## begin
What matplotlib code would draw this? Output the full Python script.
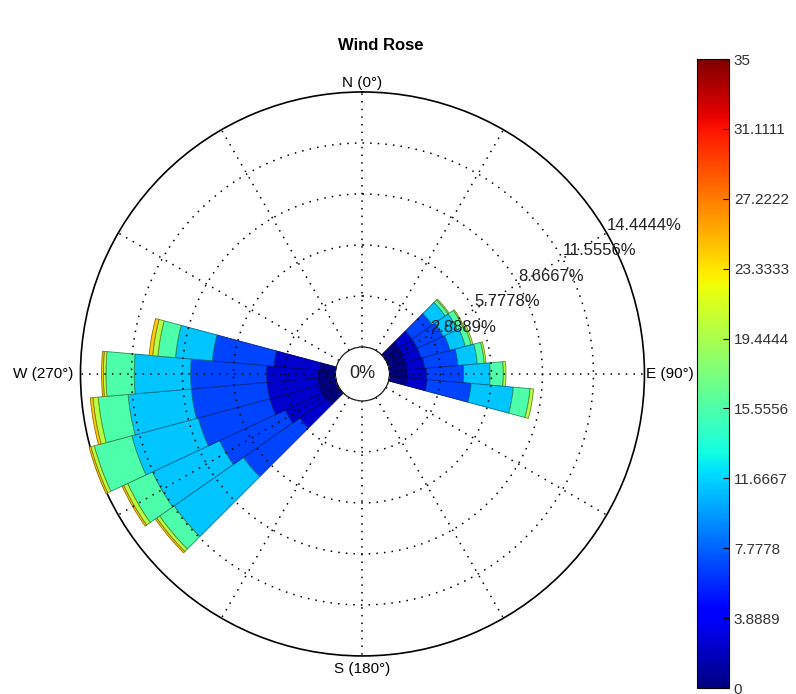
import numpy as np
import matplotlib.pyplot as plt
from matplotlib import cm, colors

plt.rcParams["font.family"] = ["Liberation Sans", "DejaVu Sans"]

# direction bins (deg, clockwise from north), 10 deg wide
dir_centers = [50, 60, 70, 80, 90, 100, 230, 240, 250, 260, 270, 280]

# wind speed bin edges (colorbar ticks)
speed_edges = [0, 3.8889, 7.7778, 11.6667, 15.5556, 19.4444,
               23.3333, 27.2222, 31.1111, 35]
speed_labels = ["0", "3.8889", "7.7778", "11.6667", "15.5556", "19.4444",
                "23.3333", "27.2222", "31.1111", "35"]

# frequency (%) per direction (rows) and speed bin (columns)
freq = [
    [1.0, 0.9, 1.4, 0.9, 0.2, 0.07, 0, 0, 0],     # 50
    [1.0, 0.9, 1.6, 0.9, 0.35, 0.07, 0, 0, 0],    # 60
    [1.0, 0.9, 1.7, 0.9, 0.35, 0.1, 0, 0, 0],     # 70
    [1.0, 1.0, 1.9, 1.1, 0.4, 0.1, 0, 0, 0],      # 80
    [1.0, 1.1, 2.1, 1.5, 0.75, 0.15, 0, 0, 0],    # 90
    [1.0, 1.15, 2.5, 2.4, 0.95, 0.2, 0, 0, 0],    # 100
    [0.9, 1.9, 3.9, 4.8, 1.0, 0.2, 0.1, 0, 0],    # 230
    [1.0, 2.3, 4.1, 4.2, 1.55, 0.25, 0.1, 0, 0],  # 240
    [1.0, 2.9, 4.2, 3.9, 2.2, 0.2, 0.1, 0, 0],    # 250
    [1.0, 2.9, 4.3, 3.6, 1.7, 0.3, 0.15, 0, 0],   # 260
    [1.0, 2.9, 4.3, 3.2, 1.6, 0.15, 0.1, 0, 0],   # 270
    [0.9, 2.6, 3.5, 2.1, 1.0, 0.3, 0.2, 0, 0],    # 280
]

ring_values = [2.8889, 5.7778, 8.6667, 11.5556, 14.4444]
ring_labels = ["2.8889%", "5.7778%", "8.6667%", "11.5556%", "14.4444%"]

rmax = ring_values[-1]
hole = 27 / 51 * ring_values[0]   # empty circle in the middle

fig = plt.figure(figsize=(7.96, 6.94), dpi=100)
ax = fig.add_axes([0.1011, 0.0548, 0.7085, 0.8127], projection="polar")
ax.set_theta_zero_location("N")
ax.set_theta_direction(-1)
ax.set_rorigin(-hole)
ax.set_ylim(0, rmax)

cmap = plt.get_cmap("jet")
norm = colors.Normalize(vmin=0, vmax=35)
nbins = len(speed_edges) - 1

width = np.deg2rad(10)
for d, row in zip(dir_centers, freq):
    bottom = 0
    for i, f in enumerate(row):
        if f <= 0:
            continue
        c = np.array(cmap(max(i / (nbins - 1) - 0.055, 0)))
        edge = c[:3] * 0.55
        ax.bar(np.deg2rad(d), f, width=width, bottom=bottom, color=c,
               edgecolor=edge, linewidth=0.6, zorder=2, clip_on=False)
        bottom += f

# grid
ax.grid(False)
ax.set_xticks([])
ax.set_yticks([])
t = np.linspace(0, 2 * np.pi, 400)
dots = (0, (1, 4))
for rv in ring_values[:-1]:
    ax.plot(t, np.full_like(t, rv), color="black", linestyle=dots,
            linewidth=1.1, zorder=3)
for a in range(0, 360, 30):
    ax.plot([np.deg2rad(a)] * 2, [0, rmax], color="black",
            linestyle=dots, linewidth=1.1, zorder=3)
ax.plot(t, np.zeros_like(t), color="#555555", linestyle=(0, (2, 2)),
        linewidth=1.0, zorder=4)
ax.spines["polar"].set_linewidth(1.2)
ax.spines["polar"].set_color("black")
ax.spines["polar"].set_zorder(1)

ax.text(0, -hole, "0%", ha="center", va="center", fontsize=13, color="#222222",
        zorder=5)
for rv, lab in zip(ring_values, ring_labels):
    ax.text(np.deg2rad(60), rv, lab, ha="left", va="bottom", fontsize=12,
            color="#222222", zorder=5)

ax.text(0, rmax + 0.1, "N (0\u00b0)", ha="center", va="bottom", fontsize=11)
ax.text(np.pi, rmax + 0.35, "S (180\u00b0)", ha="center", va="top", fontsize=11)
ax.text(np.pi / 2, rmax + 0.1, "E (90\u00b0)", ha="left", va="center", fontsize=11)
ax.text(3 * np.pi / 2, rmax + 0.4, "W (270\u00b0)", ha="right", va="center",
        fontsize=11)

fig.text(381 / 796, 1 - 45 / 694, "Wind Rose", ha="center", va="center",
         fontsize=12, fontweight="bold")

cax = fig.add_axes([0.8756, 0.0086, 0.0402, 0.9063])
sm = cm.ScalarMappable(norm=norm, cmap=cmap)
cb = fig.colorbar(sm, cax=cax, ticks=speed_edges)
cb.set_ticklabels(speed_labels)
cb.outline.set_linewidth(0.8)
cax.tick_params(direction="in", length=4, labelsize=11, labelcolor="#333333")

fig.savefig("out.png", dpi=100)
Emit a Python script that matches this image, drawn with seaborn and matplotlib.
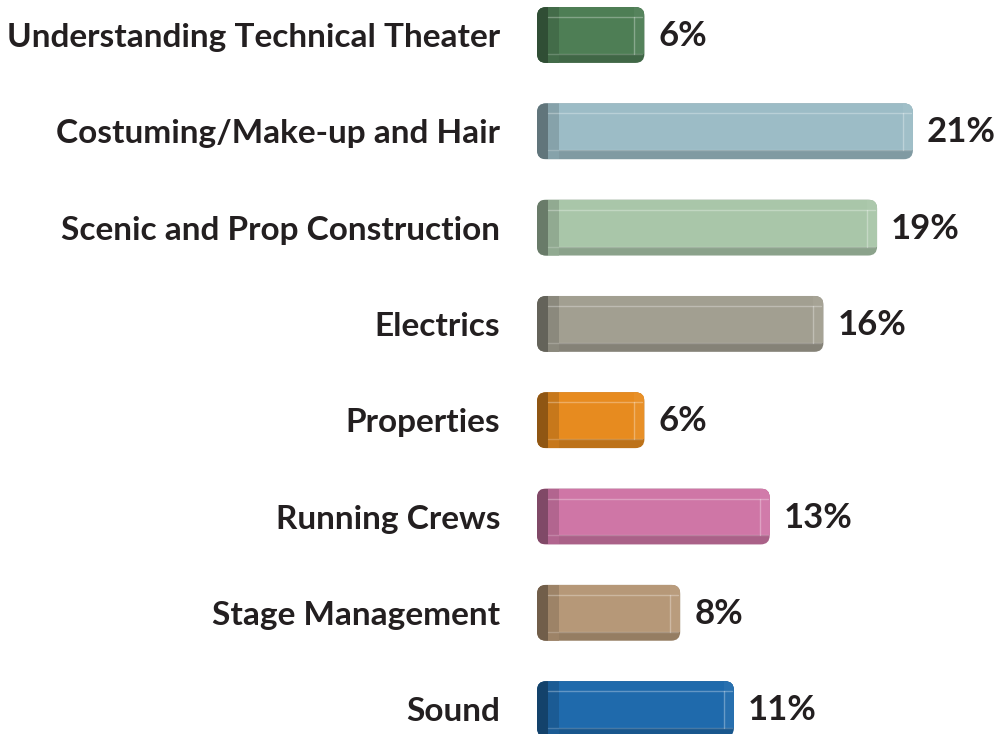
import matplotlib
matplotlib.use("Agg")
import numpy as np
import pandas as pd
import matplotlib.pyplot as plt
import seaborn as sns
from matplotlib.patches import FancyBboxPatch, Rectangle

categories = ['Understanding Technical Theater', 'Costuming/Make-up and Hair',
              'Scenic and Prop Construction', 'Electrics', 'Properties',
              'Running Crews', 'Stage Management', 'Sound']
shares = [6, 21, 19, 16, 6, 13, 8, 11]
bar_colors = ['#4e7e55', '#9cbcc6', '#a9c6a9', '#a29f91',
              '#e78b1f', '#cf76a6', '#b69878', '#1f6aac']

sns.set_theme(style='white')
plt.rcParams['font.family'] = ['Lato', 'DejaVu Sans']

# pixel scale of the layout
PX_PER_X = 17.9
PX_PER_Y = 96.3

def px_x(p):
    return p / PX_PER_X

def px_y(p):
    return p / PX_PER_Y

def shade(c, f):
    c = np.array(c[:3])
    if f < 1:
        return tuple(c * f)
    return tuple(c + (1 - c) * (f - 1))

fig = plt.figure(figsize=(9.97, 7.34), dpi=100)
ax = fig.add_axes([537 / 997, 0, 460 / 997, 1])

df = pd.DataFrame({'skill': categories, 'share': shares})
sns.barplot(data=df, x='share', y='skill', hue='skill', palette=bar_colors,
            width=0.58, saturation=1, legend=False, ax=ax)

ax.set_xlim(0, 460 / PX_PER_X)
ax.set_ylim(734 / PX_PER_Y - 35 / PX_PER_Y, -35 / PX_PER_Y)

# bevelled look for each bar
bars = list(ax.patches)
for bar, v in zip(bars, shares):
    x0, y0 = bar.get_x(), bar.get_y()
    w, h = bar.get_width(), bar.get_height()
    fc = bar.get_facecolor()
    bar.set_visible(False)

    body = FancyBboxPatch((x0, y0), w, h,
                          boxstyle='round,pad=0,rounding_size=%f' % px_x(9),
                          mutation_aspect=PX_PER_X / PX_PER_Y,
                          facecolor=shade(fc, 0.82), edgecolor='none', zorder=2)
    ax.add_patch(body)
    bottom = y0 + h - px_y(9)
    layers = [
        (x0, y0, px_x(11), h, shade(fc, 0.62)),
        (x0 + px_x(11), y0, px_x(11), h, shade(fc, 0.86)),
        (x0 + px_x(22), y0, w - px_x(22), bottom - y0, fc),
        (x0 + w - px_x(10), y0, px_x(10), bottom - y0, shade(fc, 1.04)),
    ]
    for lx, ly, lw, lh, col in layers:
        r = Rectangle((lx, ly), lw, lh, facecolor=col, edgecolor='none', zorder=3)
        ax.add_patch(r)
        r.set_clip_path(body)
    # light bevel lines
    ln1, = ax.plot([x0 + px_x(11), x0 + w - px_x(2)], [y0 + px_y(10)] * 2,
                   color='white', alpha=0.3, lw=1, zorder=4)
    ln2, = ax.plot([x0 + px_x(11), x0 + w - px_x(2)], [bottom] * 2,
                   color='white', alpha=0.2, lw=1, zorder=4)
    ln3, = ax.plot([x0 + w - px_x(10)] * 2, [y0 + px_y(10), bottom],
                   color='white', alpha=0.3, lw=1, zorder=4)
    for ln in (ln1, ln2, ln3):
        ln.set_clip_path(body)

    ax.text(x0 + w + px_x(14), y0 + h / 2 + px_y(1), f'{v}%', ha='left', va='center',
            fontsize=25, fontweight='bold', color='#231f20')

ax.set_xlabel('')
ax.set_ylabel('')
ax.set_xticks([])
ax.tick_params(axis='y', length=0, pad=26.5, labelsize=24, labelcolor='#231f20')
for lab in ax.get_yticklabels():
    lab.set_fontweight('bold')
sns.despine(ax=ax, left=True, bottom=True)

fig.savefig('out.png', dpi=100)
## end
## begin
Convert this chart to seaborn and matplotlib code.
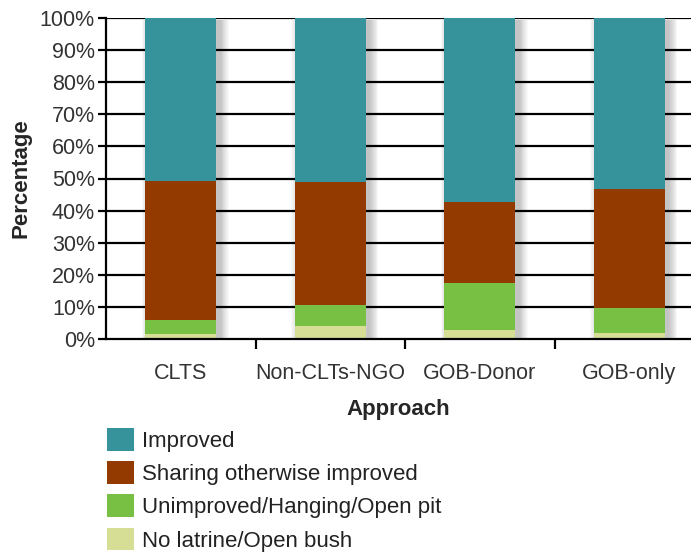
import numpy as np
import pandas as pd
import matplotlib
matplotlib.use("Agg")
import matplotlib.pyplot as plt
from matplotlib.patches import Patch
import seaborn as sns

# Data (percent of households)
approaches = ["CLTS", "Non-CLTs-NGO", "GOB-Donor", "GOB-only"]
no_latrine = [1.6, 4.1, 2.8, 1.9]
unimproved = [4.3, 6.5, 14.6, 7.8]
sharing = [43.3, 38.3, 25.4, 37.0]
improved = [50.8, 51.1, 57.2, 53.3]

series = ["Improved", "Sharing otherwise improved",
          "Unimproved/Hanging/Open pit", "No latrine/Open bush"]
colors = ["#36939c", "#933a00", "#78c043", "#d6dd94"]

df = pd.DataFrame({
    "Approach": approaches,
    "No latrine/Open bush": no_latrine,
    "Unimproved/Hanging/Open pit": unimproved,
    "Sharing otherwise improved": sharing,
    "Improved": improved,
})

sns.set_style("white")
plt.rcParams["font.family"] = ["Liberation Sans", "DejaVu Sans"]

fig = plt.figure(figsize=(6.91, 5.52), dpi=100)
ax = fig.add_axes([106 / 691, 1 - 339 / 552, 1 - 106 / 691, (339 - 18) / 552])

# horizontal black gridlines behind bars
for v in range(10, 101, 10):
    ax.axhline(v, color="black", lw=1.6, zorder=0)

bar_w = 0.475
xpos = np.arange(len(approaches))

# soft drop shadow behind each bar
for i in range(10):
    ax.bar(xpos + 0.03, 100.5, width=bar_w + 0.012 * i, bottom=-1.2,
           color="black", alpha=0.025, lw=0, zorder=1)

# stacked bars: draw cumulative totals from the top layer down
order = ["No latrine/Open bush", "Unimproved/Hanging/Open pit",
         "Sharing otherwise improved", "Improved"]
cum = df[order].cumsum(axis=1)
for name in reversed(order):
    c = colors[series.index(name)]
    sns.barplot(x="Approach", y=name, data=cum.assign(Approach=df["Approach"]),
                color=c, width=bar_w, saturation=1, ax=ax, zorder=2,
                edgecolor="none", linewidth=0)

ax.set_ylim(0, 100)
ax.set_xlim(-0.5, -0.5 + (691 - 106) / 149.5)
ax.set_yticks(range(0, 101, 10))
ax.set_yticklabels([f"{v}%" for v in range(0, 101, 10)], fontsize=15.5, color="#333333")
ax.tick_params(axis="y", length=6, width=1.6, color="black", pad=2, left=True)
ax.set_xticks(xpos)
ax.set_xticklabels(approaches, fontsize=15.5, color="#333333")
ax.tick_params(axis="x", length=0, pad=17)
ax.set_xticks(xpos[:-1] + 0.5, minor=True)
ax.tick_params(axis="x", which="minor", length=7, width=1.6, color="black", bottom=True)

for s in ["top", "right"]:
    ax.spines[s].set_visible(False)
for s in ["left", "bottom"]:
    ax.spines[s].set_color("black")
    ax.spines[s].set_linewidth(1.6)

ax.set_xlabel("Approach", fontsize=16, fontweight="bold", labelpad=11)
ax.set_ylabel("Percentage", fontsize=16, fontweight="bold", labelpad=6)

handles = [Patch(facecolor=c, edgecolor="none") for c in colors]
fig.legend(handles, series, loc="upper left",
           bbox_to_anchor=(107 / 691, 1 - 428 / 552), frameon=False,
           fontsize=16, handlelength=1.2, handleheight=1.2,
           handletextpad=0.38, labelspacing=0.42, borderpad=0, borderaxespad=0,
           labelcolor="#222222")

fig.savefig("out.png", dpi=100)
## end
## begin
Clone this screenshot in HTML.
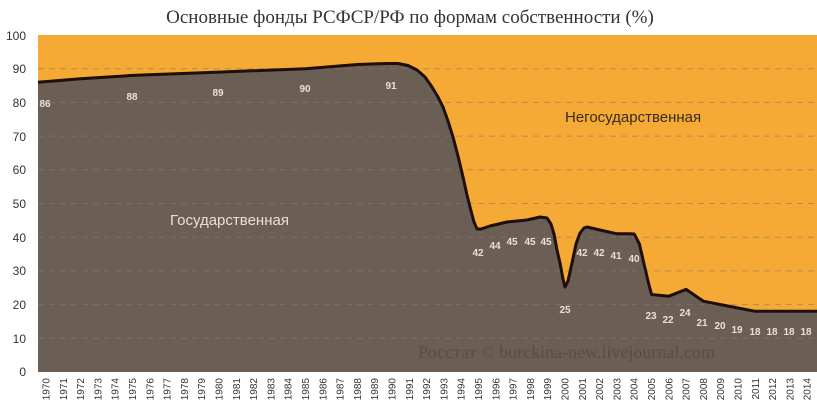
## end
WORK TO BE COMPLETED -
Exactly the lines from the one with "Convert this chart" through the one with "improved = [50.8, 51.1, 57.2, 53.3]" are to be reproduced, and no pictures with them.

RESULT BELOW -
Convert this chart to seaborn and matplotlib code.
import numpy as np
import pandas as pd
import matplotlib
matplotlib.use("Agg")
import matplotlib.pyplot as plt
from matplotlib.patches import Patch
import seaborn as sns

# Data (percent of households)
approaches = ["CLTS", "Non-CLTs-NGO", "GOB-Donor", "GOB-only"]
no_latrine = [1.6, 4.1, 2.8, 1.9]
unimproved = [4.3, 6.5, 14.6, 7.8]
sharing = [43.3, 38.3, 25.4, 37.0]
improved = [50.8, 51.1, 57.2, 53.3]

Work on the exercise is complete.